Search the data for the word "this" and copy every line where it occurs.
* begin Dataset extract *
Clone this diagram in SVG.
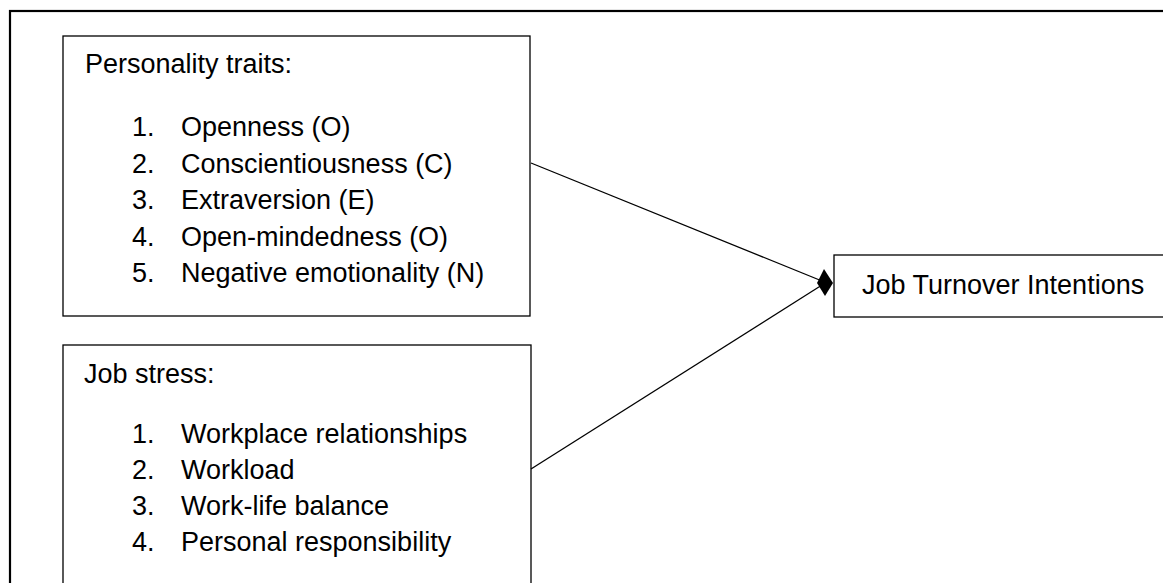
<svg xmlns="http://www.w3.org/2000/svg" width="1163" height="583" viewBox="0 0 1163 583">
<style>
.frame{fill:#fff;stroke:#000;stroke-width:2.2}
.box{fill:#fff;stroke:#000;stroke-width:1.3}
.t{font-family:"Liberation Sans",Arial,sans-serif;font-size:27px;fill:#000}
.conn{stroke:#000;stroke-width:1.3;fill:none}
.head{fill:#000;stroke:none}
</style>
<rect x="0" y="0" width="1163" height="583" fill="#fff"/>
<rect class="frame" x="10" y="11" width="1200" height="620"/>
<g id="personality">
<rect class="box" x="63" y="36" width="467" height="280"/>
<text class="t" x="85" y="73">Personality traits:</text>
<text class="t" x="132" y="136">1.</text><text class="t" x="181" y="136">Openness (O)</text>
<text class="t" x="132" y="172.5">2.</text><text class="t" x="181" y="172.5">Conscientiousness (C)</text>
<text class="t" x="132" y="209">3.</text><text class="t" x="181" y="209">Extraversion (E)</text>
<text class="t" x="132" y="245.5">4.</text><text class="t" x="181" y="245.5">Open-mindedness (O)</text>
<text class="t" x="132" y="282">5.</text><text class="t" x="181" y="282">Negative emotionality (N)</text>
</g>
<g id="jobstress">
<rect class="box" x="63" y="345" width="468" height="280"/>
<text class="t" x="84" y="383">Job stress:</text>
<text class="t" x="132" y="443">1.</text><text class="t" x="181" y="443">Workplace relationships</text>
<text class="t" x="132" y="479">2.</text><text class="t" x="181" y="479">Workload</text>
<text class="t" x="132" y="515">3.</text><text class="t" x="181" y="515">Work-life balance</text>
<text class="t" x="132" y="551">4.</text><text class="t" x="181" y="551">Personal responsibility</text>
</g>
<g id="turnover">
<rect class="box" x="834" y="255" width="340" height="62"/>
<text class="t" x="862" y="294">Job Turnover Intentions</text>
</g>
<g id="connectors">
<line class="conn" x1="531" y1="163" x2="822" y2="281"/>
<line class="conn" x1="531" y1="469" x2="822" y2="285"/>
<polygon class="head" points="817,283 824,269 833,283 825,296"/>
</g>
</svg>
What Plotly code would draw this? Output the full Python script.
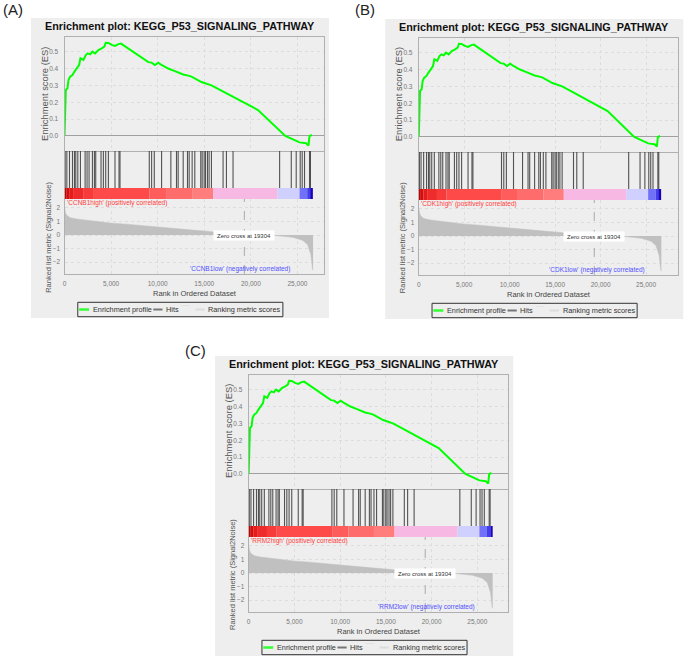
import plotly.graph_objects as go

W, H = 685, 657
FONT = "Liberation Sans, Arial, sans-serif"

# ---------------- data ----------------
title_text = "Enrichment plot: KEGG_P53_SIGNALING_PATHWAY"
panel_labels = ["(A)", "(B)", "(C)"]
phenotypes = ["CCNB1", "CDK1", "RRM2"]
zero_cross = 19304

es_ranks = [0, 68, 139, 318, 425, 603, 853, 1067, 1317, 1567, 1710, 2031, 2281, 2495,
            2745, 2995, 3280, 3637, 3994, 4280, 4422, 4708, 5064, 5421, 5778, 6064,
            9000, 9347, 9700, 10060, 10418, 11132, 11845, 12738, 13273, 13630, 14701,
            15772, 17200, 20770, 23700, 24690, 25230, 25940, 26190, 26300, 26550]
es_values = [0.0, 0.214, 0.273, 0.283, 0.332, 0.352, 0.362, 0.382, 0.401, 0.421, 0.461,
             0.451, 0.480, 0.490, 0.484, 0.500, 0.490, 0.510, 0.520, 0.530, 0.553, 0.552,
             0.540, 0.534, 0.545, 0.548, 0.438, 0.435, 0.421, 0.435, 0.421, 0.400, 0.385,
             0.365, 0.358, 0.352, 0.320, 0.300, 0.258, 0.154, 0.0, -0.024, -0.038,
             -0.043, -0.057, 0.0, 0.006]

hit_ranks = [70, 250, 535, 855, 1070, 1210, 1425, 1710, 2210, 2420, 2635, 2995, 3210,
             3350, 3920, 4170, 4420, 4710, 5420, 5850, 5955, 9100, 9350, 9635, 10420,
             11415, 12020, 12200, 12740, 13200, 13380, 13700, 13985, 14625, 14775,
             14990, 15130, 15345, 15520, 15770, 17020, 17380, 18090, 23090, 24340,
             24870, 25300, 25515, 25765, 26300, 26400]

metric_ranks = [0, 30, 100, 211, 567, 1281, 3066, 4850, 6635, 8420, 10204, 11989,
                13773, 15558, 17500, 19304, 21000, 22696, 24480, 25551, 26086, 26443,
                26621, 26680]
metric_values = [2.05, 1.9, 1.65, 1.48, 1.28, 1.18, 1.02, 0.89, 0.80, 0.68, 0.58, 0.48,
                 0.36, 0.26, 0.13, 0.0, -0.02, -0.04, -0.17, -0.39, -0.70, -1.43,
                 -2.50, -2.60]

bar_edges = [0, 200, 500, 920, 2000, 3060, 9130, 10900, 13700, 15950, 22840, 25230,
             26050, 26480, 26660]
bar_colors = ["#c40000", "#d80c0c", "#e41c1c", "#ee2c2c", "#f73a3a", "#ff4a4a",
              "#ff5c5c", "#ff6c6c", "#ff7d7d", "#f8b8e4", "#d0d0ff", "#7070f8",
              "#4040e8", "#2000b8"]

x_ticks = [0, 5000, 10000, 15000, 20000, 25000]
es_ticks = [0.0, 0.1, 0.2, 0.3, 0.4, 0.5]
metric_ticks = [-2, -1, 0, 1, 2]

# ---------------- layout geometry (pixels) ----------------
panels = [
    dict(left=29, top=18, xmax=27860, lab=(11, 9)),
    dict(left=384.3, top=19, xmax=28550, lab=(364, 9)),
    dict(left=213.7, top=356, xmax=28380, lab=(194, 350)),
]
PX0, PX1 = 33.7, 294.0
ES_Y = (19, 133)
HIT_Y = (133, 170)
BAR_Y = (170, 181)
RANK_Y = (181, 256)


def fx(v):
    return v / W


def fy(v):
    return 1 - v / H


def note(text, x, y, size, color, xanchor="center", angle=0, **kw):
    d = dict(text=text, xref="paper", yref="paper", x=fx(x), y=fy(y), showarrow=False,
             xanchor=xanchor, yanchor="middle", textangle=angle,
             font=dict(family=FONT, size=size, color=color))
    d.update(kw)
    return d


fig = go.Figure()
layout = dict(
    width=W, height=H, margin=dict(l=0, r=0, t=0, b=0, pad=0),
    paper_bgcolor="white", plot_bgcolor="white", showlegend=False,
    barmode="overlay", font=dict(family=FONT),
)
annotations = []
shapes = []

tickfont = dict(family=FONT, size=6.5, color="#777777")
grid = dict(gridcolor="#dddddd", griddash="dot", gridwidth=1)

hx, hy = [], []
for h in hit_ranks:
    hx += [h, h, None]
    hy += [0, 1, None]
widths = [bar_edges[i + 1] - bar_edges[i] for i in range(len(bar_colors))]

for k, p in enumerate(panels):
    L, T = p["left"], p["top"]
    n = [4 * k + i for i in (1, 2, 3, 4)]
    sfx = ["" if m == 1 else str(m) for m in n]
    xdom = [fx(L + PX0), fx(L + PX1)]

    def ydom(r):
        return [fy(T + r[1]), fy(T + r[0])]

    # background panel
    shapes.append(dict(type="rect", xref="paper", yref="paper", layer="below",
                       x0=fx(L), x1=fx(L + 299), y0=fy(T + 300), y1=fy(T),
                       fillcolor="#eeeeee", line=dict(width=0)))

    # ES subplot
    layout["xaxis" + sfx[0]] = dict(domain=xdom, range=[0, p["xmax"]], anchor="y" + sfx[0],
                                    tickvals=x_ticks, showticklabels=False, showgrid=True,
                                    showline=True, mirror=True, linecolor="#b0b0b0",
                                    zeroline=False, **grid)
    layout["yaxis" + sfx[0]] = dict(domain=ydom(ES_Y), range=[-0.089, 0.587],
                                    anchor="x" + sfx[0], tickvals=es_ticks,
                                    tickformat=".1f", tickfont=tickfont,
                                    ticklabelstandoff=4, showline=True, mirror=True,
                                    linecolor="#b0b0b0", zeroline=True,
                                    zerolinecolor="#a0a0a0", zerolinewidth=1, **grid)
    fig.add_trace(go.Scatter(x=es_ranks, y=es_values, mode="lines",
                             line=dict(color="#00ff00", width=2),
                             xaxis="x" + sfx[0], yaxis="y" + sfx[0]))

    # hits subplot
    layout["xaxis" + sfx[1]] = dict(domain=xdom, range=[0, p["xmax"]], anchor="y" + sfx[1],
                                    showticklabels=False, showgrid=False, zeroline=False)
    layout["yaxis" + sfx[1]] = dict(domain=ydom(HIT_Y), range=[0, 1], anchor="x" + sfx[1],
                                    showticklabels=False, showgrid=False, zeroline=False,
                                    showline=True, mirror=True, linecolor="#b0b0b0")
    fig.add_trace(go.Scatter(x=hx, y=hy, mode="lines",
                             line=dict(color="rgba(55,55,55,0.85)", width=1.1),
                             xaxis="x" + sfx[1], yaxis="y" + sfx[1]))

    # colour bar subplot
    layout["xaxis" + sfx[2]] = dict(domain=xdom, range=[0, p["xmax"]], anchor="y" + sfx[2],
                                    showticklabels=False, showgrid=False, zeroline=False)
    layout["yaxis" + sfx[2]] = dict(domain=ydom(BAR_Y), range=[-0.5, 0.5],
                                    anchor="x" + sfx[2], showticklabels=False,
                                    showgrid=False, zeroline=False, showline=True,
                                    mirror=True, linecolor="#b0b0b0")
    fig.add_trace(go.Bar(orientation="h", y=[0] * len(widths), x=widths,
                         base=bar_edges[:-1], width=1,
                         marker=dict(color=bar_colors, line=dict(width=0)),
                         xaxis="x" + sfx[2], yaxis="y" + sfx[2]))

    # ranked list subplot
    layout["xaxis" + sfx[3]] = dict(domain=xdom, range=[0, p["xmax"]], anchor="y" + sfx[3],
                                    tickvals=x_ticks, tickformat=",d", tickfont=tickfont,
                                    ticklabelstandoff=3, showline=True, mirror=False,
                                    linecolor="#b0b0b0", zeroline=False, showgrid=True,
                                    **grid)
    layout["yaxis" + sfx[3]] = dict(domain=ydom(RANK_Y), range=[-2.87, 2.65],
                                    anchor="x" + sfx[3], tickvals=metric_ticks,
                                    tickfont=tickfont, ticklabelstandoff=2,
                                    showline=True, mirror=True, linecolor="#b0b0b0",
                                    zeroline=False, showgrid=True, **grid)
    fig.add_trace(go.Scatter(x=metric_ranks, y=metric_values, mode="lines",
                             fill="tozeroy", fillcolor="#c0c0c0",
                             line=dict(color="#c0c0c0", width=0.5),
                             xaxis="x" + sfx[3], yaxis="y" + sfx[3]))
    shapes.append(dict(type="line", xref="x" + sfx[3], yref="y" + sfx[3] + " domain",
                       x0=zero_cross, x1=zero_cross, y0=0, y1=1, layer="above",
                       line=dict(color="#aaaaaa", width=1, dash="dash")))

    # texts
    annotations += [
        note(panel_labels[k], p["lab"][0], p["lab"][1], 15, "#222222"),
        note("<b>" + title_text + "</b>", L + 149.5, T + 8, 10.8, "#111111"),
        note("Enrichment score (ES)", L + 13.5, T + 75.5, 9.4, "#555555", angle=-90),
        note("Ranked list metric (Signal2Noise)", L + 17, T + 219, 7.5, "#555555",
             angle=-90),
        note("Rank in Ordered Dataset", L + 164.5, T + 275, 7.5, "#444444"),
        note("'" + phenotypes[k] + "high' (positively correlated)", L + 34.3, T + 185,
             6.5, "#ff4040", xanchor="left"),
        note("'" + phenotypes[k] + "low' (negatively correlated)", L + 262.3, T + 251,
             6.5, "#5050ff", xanchor="right"),
        dict(text="Zero cross at " + str(zero_cross), xref="x" + sfx[3], yref="y" + sfx[3],
             x=zero_cross, y=-0.05, xanchor="center", yanchor="middle", showarrow=False,
             bgcolor="white", width=60, height=9, borderpad=0,
             font=dict(family=FONT, size=6, color="#333333")),
    ]

    # legend box
    ly = T + 291.5
    shapes += [
        dict(type="rect", xref="paper", yref="paper", x0=fx(L + 47), x1=fx(L + 252.7),
             y0=fy(T + 298.7), y1=fy(T + 284.3), line=dict(color="#333333", width=1)),
        dict(type="line", xref="paper", yref="paper", x0=fx(L + 48.3), x1=fx(L + 58.3),
             y0=fy(ly), y1=fy(ly), line=dict(color="#33ff33", width=2.5)),
        dict(type="line", xref="paper", yref="paper", x0=fx(L + 122.7), x1=fx(L + 132),
             y0=fy(ly), y1=fy(ly), line=dict(color="#777777", width=2)),
        dict(type="line", xref="paper", yref="paper", x0=fx(L + 151), x1=fx(L + 159),
             y0=fy(ly - 4), y1=fy(ly - 4), line=dict(color="#e2e2e2", width=1)),
        dict(type="line", xref="paper", yref="paper", x0=fx(L + 165), x1=fx(L + 174.3),
             y0=fy(ly), y1=fy(ly), line=dict(color="#dcdcdc", width=2)),
    ]
    annotations += [
        note("Enrichment profile", L + 60, ly, 7.3, "#333333", xanchor="left"),
        note("Hits", L + 133.7, ly, 7.3, "#333333", xanchor="left"),
        note("Ranking metric scores", L + 176, ly, 7.3, "#333333", xanchor="left"),
    ]

layout["annotations"] = annotations
layout["shapes"] = shapes
fig.update_layout(**layout)
fig.write_html("out.html", config={"displayModeBar": False},
               post_script="document.body.style.margin='0';"
                           "document.body.style.overflow='hidden';")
* end Dataset extract *
Written solution:
Clone this diagram in SVG.
What Plotly code would draw this? Output the full Python script.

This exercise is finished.